By the way, Mud-Salad Market was at its dirtiest and filthiest last Thursday. Such a standing nuisance in London ought to be as impossible as it is impassable.

When the Duke of Westminster helped to start a cheap eating-house with beds and baths in Bow Street, Punch invidiously contrasted his philanthropy with the recalcitrance of the Duke of "Mudford." Nor was he content with agitating for the improvement of Covent Garden, but followed up his attack by a similar exposure of the filthy condition of Billingsgate, maintained by force of vested interests, where the overcrowding led to the destruction of large quantities of fish and the consequent enhancement of prices.[5] In 1883 the Duke of Bedford had apparently been goaded into offering Covent Garden Market to the Municipal Authorities, but they declined to relieve him of his responsibilities, and the campaign continued. Punch was not the only paper which attacked the Duke for neglecting his London property, but it was the most outspoken and persistent.
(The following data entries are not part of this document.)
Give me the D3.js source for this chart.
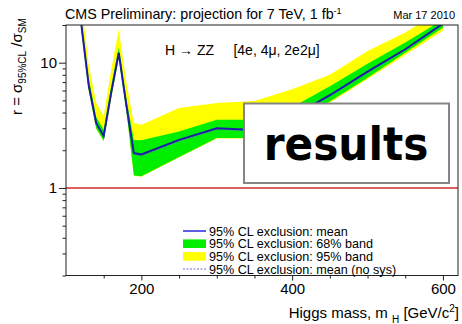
<!DOCTYPE html>
<html>
<head>
<meta charset="utf-8">
<script src="https://cdn.jsdelivr.net/npm/d3@7"></script>
<style>
body { margin: 0; background: #fff; }
text { font-family: "Liberation Sans", Arial, sans-serif; fill: #000; }
</style>
</head>
<body>
<svg width="462" height="324"></svg>
<script>
// Higgs masses (GeV/c^2) and the expected limits
var masses     = [120, 130, 140, 150, 160, 170, 180, 190, 200, 250, 300, 350, 400, 450, 500, 550, 600];
var meanLimit  = [21, 6.7, 3.3, 2.6, 5.8, 12, 4.6, 1.9, 1.85, 2.42, 3.0, 2.9, 3.7, 5.5, 8.5, 12.8, 20.5];
var noSysLimit = [20.5, 6.5, 3.2, 2.55, 5.6, 11.7, 4.4, 1.85, 1.8, 2.36, 2.93, 2.85, 3.6, 5.4, 8.3, 12.6, 20.2];
var band68Lo   = [19, 6.1, 3.0, 2.38, 5.3, 11, 4.2, 1.26, 1.24, 1.77, 2.5, 2.5, 3.2, 4.9, 7.6, 12.0, 19];
var band68Hi   = [23, 7.5, 3.7, 2.92, 6.5, 13.2, 5.2, 2.42, 2.4, 2.82, 3.5, 3.5, 4.4, 6.5, 9.8, 14.5, 22];
var band95Lo   = [18.5, 5.9, 2.95, 2.35, 5.2, 10.8, 4.1, 1.25, 1.23, 1.76, 2.48, 2.48, 3.15, 4.8, 7.4, 11.5, 18];
var band95Hi   = [32, 9.7, 4.8, 3.75, 8.8, 18.5, 7.0, 3.3, 3.2, 4.35, 4.77, 4.95, 6.15, 8.0, 12.4, 17.4, 27];

var xMajorTicks = [200, 400, 600];
var xMinorTicks = [150, 250, 300, 350, 450, 500, 550];
var yMajorTicks = [1, 10];
var yMinorTicks = [0.2, 0.3, 0.4, 0.5, 0.6, 0.7, 0.8, 0.9, 2, 3, 4, 5, 6, 7, 8, 9, 20];
var legendLabels = ["95% CL exclusion: mean", "95% CL exclusion: 68% band",
                    "95% CL exclusion: 95% band", "95% CL exclusion: mean (no sys)"];

var rows = masses.map(function(m, i) {
    return {m: m, mean: meanLimit[i], nosys: noSysLimit[i],
            lo68: band68Lo[i], hi68: band68Hi[i], lo95: band95Lo[i], hi95: band95Hi[i]};
});

var L = 66, R = 458, T = 25, B = 275.5;
var xs = d3.scaleLinear().domain([100, 620]).range([L, R]);
var ys = d3.scaleLog().domain([0.2, 20]).range([B, T]);

var svg = d3.select("svg");

svg.append("clipPath").attr("id", "clip")
    .append("rect").attr("x", L).attr("y", T).attr("width", R - L).attr("height", B - T);

var plot = svg.append("g").attr("clip-path", "url(#clip)");

plot.append("path").datum(rows)
    .attr("fill", "#ffff00")
    .attr("d", d3.area().x(function(d) { return xs(d.m); })
        .y0(function(d) { return ys(d.lo95); }).y1(function(d) { return ys(d.hi95); }));

plot.append("path").datum(rows)
    .attr("fill", "#00ee00")
    .attr("d", d3.area().x(function(d) { return xs(d.m); })
        .y0(function(d) { return ys(d.lo68); }).y1(function(d) { return ys(d.hi68); }));

// SM line at r = 1
plot.append("line")
    .attr("x1", L).attr("x2", R).attr("y1", ys(1)).attr("y2", ys(1))
    .attr("stroke", "#d02828").attr("stroke-width", 1.5);

plot.append("path").datum(rows)
    .attr("fill", "none").attr("stroke", "#7070d0").attr("stroke-width", 1)
    .attr("stroke-dasharray", "2,2")
    .attr("d", d3.line().x(function(d) { return xs(d.m); }).y(function(d) { return ys(d.nosys); }));

plot.append("path").datum(rows)
    .attr("fill", "none").attr("stroke", "#1c1ca8").attr("stroke-width", 2)
    .attr("d", d3.line().x(function(d) { return xs(d.m); }).y(function(d) { return ys(d.mean); }));

// frame
svg.append("rect").attr("x", L).attr("y", T).attr("width", R - L).attr("height", B - T)
    .attr("fill", "none").attr("stroke", "#222").attr("stroke-width", 1);

// axes
function styleAxis(g) {
    g.select(".domain").remove();
    g.selectAll("line").attr("stroke", "#222");
    g.selectAll("text").style("font-family", "'Liberation Sans', Arial, sans-serif").style("font-size", "15px").attr("fill", "#000");
}
svg.append("g").attr("transform", "translate(0," + B + ")")
    .call(d3.axisBottom(xs).tickValues(xMajorTicks).tickSize(5).tickPadding(3).tickFormat(d3.format("d")))
    .call(styleAxis);
svg.append("g").attr("transform", "translate(0," + B + ")")
    .call(d3.axisBottom(xs).tickValues(xMinorTicks).tickSize(3).tickFormat(""))
    .call(styleAxis);
svg.append("g").attr("transform", "translate(" + L + ",0)")
    .call(d3.axisLeft(ys).tickValues(yMajorTicks).tickSize(7).tickPadding(2).tickFormat(d3.format("d")))
    .call(styleAxis);
svg.append("g").attr("transform", "translate(" + L + ",0)")
    .call(d3.axisLeft(ys).tickValues(yMinorTicks).tickSize(3.5).tickFormat(""))
    .call(styleAxis);

// titles
var title = svg.append("text").attr("x", 65).attr("y", 19).style("font-size", "14.3px");
title.append("tspan").text("CMS Preliminary: projection for 7 TeV, 1 fb");
title.append("tspan").attr("dy", -5).style("font-size", "9px").text("-1");

svg.append("text").attr("x", 455).attr("y", 19).attr("text-anchor", "end")
    .style("font-size", "11px").text("Mar 17 2010");

svg.append("text").attr("x", 165).attr("y", 55).style("font-size", "14px")
    .text("H \u2192 ZZ     [4e, 4\u03bc, 2e2\u03bc]").attr("xml:space", "preserve")
    .style("white-space", "pre");

var xt = svg.append("text").attr("x", 459).attr("y", 318).attr("text-anchor", "end")
    .style("font-size", "15px");
xt.append("tspan").text("Higgs mass, m ");
xt.append("tspan").attr("dy", 5).style("font-size", "10px").text("H");
xt.append("tspan").attr("dy", -5).text(" [GeV/c");
xt.append("tspan").attr("dy", -6).style("font-size", "10px").text("2");
xt.append("tspan").attr("dy", 6).text("]");

var yt = svg.append("text").attr("transform", "translate(22,115) rotate(-90)")
    .style("font-size", "15px");
yt.append("tspan").text("r = \u03c3");
yt.append("tspan").attr("dy", 4).style("font-size", "10px").text("95%CL");
yt.append("tspan").attr("dy", -4).text(" /\u03c3");
yt.append("tspan").attr("dy", 4).style("font-size", "10px").text("SM");

// legend
var legend = svg.append("g");
var rowY = [231, 243.7, 256.4, 269];
legendLabels.forEach(function(lab, i) {
    var yy = rowY[i];
    if (i === 0) {
        legend.append("line").attr("x1", 183).attr("x2", 206).attr("y1", yy).attr("y2", yy)
            .attr("stroke", "#2828d8").attr("stroke-width", 1.5);
    } else if (i === 1 || i === 2) {
        legend.append("rect").attr("x", 183).attr("y", yy - 4.3).attr("width", 23).attr("height", 8.6)
            .attr("fill", i === 1 ? "#00ee00" : "#ffff00");
    } else {
        legend.append("line").attr("x1", 183).attr("x2", 206).attr("y1", yy).attr("y2", yy)
            .attr("stroke", "#7070d0").attr("stroke-width", 1).attr("stroke-dasharray", "2,1.5");
    }
    legend.append("text").attr("x", 209).attr("y", yy + 4.5).style("font-size", "12.6px").text(lab);
});

// "results" overlay box
svg.append("rect").attr("x", 244).attr("y", 103.5).attr("width", 205).attr("height", 79.5)
    .attr("fill", "#fff").attr("stroke", "#858585").attr("stroke-width", 2);
svg.append("text").attr("x", 346).attr("y", 160).attr("text-anchor", "middle")
    .style("font-family", "'DejaVu Sans', Verdana, sans-serif").style("font-weight", "bold")
    .style("font-stretch", "condensed").style("font-size", "47px").text("results");
</script>
</body>
</html>
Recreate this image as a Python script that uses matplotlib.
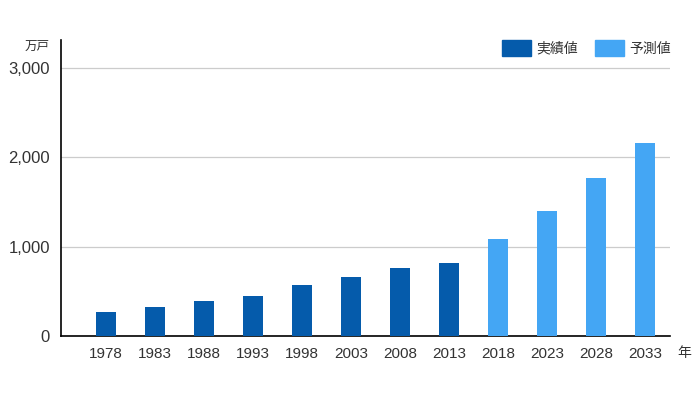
import numpy as np
import matplotlib
matplotlib.use("Agg")
import matplotlib.pyplot as plt
from matplotlib.patches import Patch

plt.rcParams['font.family'] = ['Liberation Sans', 'Noto Sans CJK JP', 'DejaVu Sans']

years = ["1978", "1983", "1988", "1993", "1998", "2003", "2008", "2013",
         "2018", "2023", "2028", "2033"]
actual = [268, 330, 394, 448, 576, 659, 757, 820]       # 実績値
forecast = [1083, 1404, 1773, 2166]                      # 予測値
y_ticks = [0, 1000, 2000, 3000]
y_labels = ["0", "1,000", "2,000", "3,000"]

dark = "#055BAB"
light = "#44A6F4"
text_col = "#333333"
jp = ['Noto Sans CJK JP', 'DejaVu Sans']

fig = plt.figure(figsize=(7, 4), dpi=100)
ax = fig.add_axes([0.087, 0.16, 0.87, 0.74])

x_act = np.arange(len(actual))
x_fc = np.arange(len(actual), len(years))
ax.bar(x_act, actual, width=0.4, color=dark, zorder=3)
ax.bar(x_fc, forecast, width=0.4, color=light, zorder=3)

ax.set_xlim(-0.92, 11.51)
ax.set_ylim(0, 3315)
ax.set_yticks(y_ticks)
ax.set_yticklabels(y_labels, fontsize=12, color=text_col)
ax.set_xticks(np.arange(len(years)))
ax.set_xticklabels(years, fontsize=11, color=text_col)
ax.tick_params(axis='both', length=0)
ax.tick_params(axis='y', pad=8)
ax.tick_params(axis='x', pad=8)

ax.grid(axis='y', color='#cccccc', linewidth=0.9, zorder=0)
for s in ['top', 'right']:
    ax.spines[s].set_visible(False)
ax.spines['left'].set_color('black')
ax.spines['bottom'].set_color('black')
ax.spines['left'].set_linewidth(1.2)
ax.spines['bottom'].set_linewidth(1.2)

fig.text(0.053, 0.885, "万戸", fontsize=9, color=text_col, family=jp,
         ha='center', va='center')
fig.text(0.978, 0.117, "年", fontsize=10, color=text_col, family=jp,
         ha='center', va='center')

handles = [Patch(color=dark, label="実績値"), Patch(color=light, label="予測値")]
leg = fig.legend(handles=handles, loc='center right', bbox_to_anchor=(0.963, 0.88),
                 ncol=2, frameon=False, handlelength=2.1, handleheight=1.3,
                 handletextpad=0.4, columnspacing=1.2, borderaxespad=0,
                 borderpad=0.2, prop={'family': jp, 'size': 10})
for t in leg.get_texts():
    t.set_color(text_col)

fig.savefig("out.png", dpi=100)
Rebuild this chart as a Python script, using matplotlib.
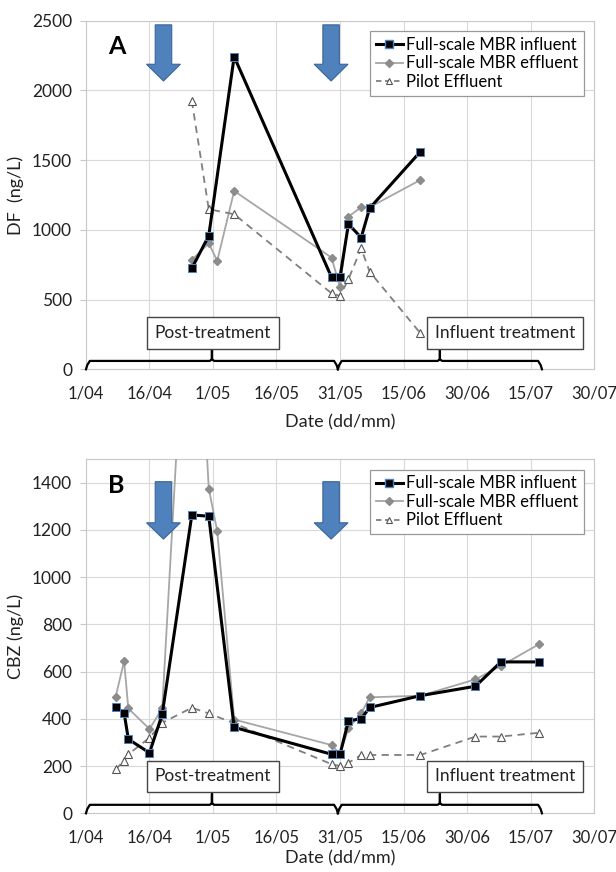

The Duke had the reputation of being an improving landlord on his country estates, but over a million sterling had been added to the ducal revenues in his time by fines exacted on leases falling due on his Bloomsbury estate, and, in view of this fact, the scandal of Covent Garden inevitably exposed him to hostile comment, from which his successors have been wholly immune.